Cursed's premise revolves around reimagining the classic King Arthur fairy tale by dipping into the story from before Arthur becomes king. It does that by focusing primarily on the infamous Lady of the Lake, whose name is actually Nimue. As the story goes, the Lady of the Lake (i.e., Nimue) chooses to bestow the Sword of Power (i.e., Excalibur) to Arthur, and in so doing, offers him a symbol of not just power but of the "true sovereignty" of Britain.
Cursed reaches back further to explore how the Lady of the Lake came to be associated with the sword in the first place, and what her possession of it meant for the years preceding Arthur's rule. In other words, it explores a world in which a queen wielded Excalibur — but again, not just any queen: a queen with powers from strange and mysterious sources.
In the show's trailer, Nimue's face is streaked with green veins, implying a connection to the natural world around her. But we also see that there's a darker, more sinister edge to her power. According to co-creator Wheeler, who spoke with Barnes & Noble about Cursed, "[Nimue is] a pariah among her people, thanks to the scars on her back, the result of an encounter with a Dark God in her early childhood, an encounter she should not have survived but somehow did." He went on to spell out her connection to the natural world, saying, "She also has an extraordinary connection to The Hidden, the spiritual ancestors of her Skyfolk Clan and the source of their magic.

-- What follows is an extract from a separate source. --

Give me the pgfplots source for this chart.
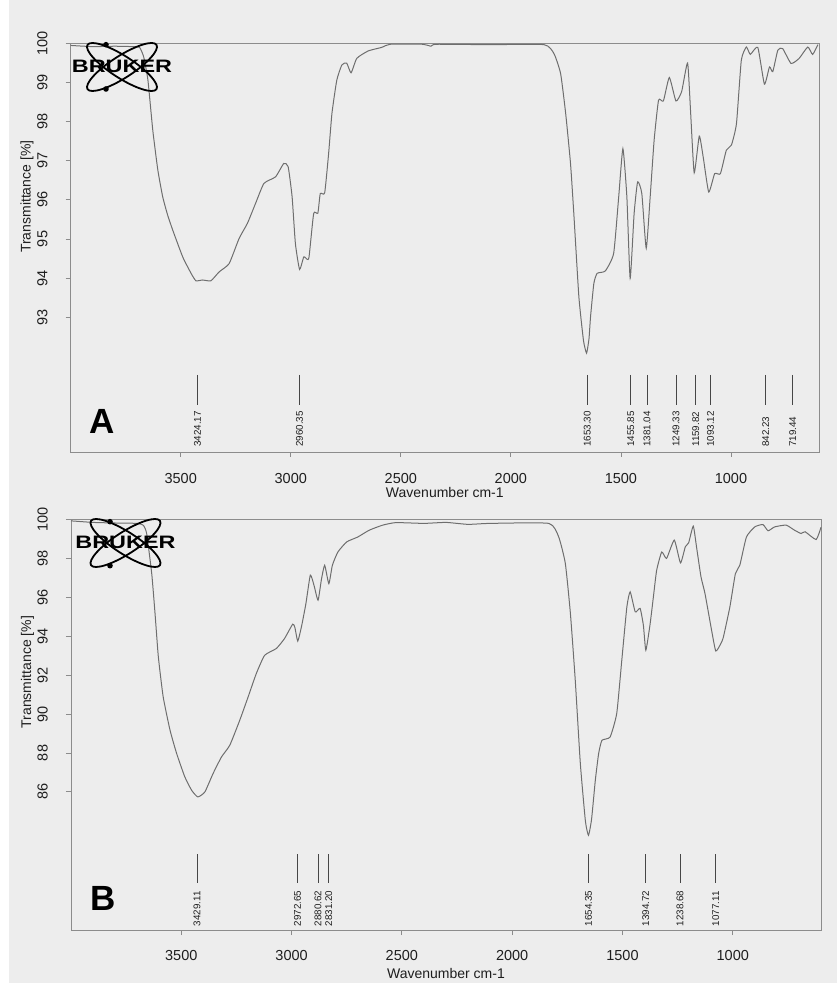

This power comes unbidden to her in visions and moments of shocking nature magic."
In the show itself, both of these powers are on full display in a particular scene: shortly after Nimue and Pym (Lily Newmark) meet a handsome young man named Arthur (Devon Terrell) — an obvious reference and connection to the King Arthur — they get into a small gamble against one of Arthur's brothers-in-arms. Arthur warns Nimue that the dice in play are weighted, but Nimue chooses to play anyway, and uses her natural power (again, on display via the green veins and slithering sounds) to influence the outcome. She's asked to do it again, only this time she's under much harsher scrutiny, as everyone's watching her face, not the dice. As she rolls, her face doesn't change, but the dice come out in her favor again regardless, as the sound of creepy whispering rises to a crescendo in the background; such is the contrast of her two powers.
The origin of Nimue's powers are but one of the many mysteries at the heart of Cursed, a thoroughly fresh and feminist reimagining of the legend of King Arthur.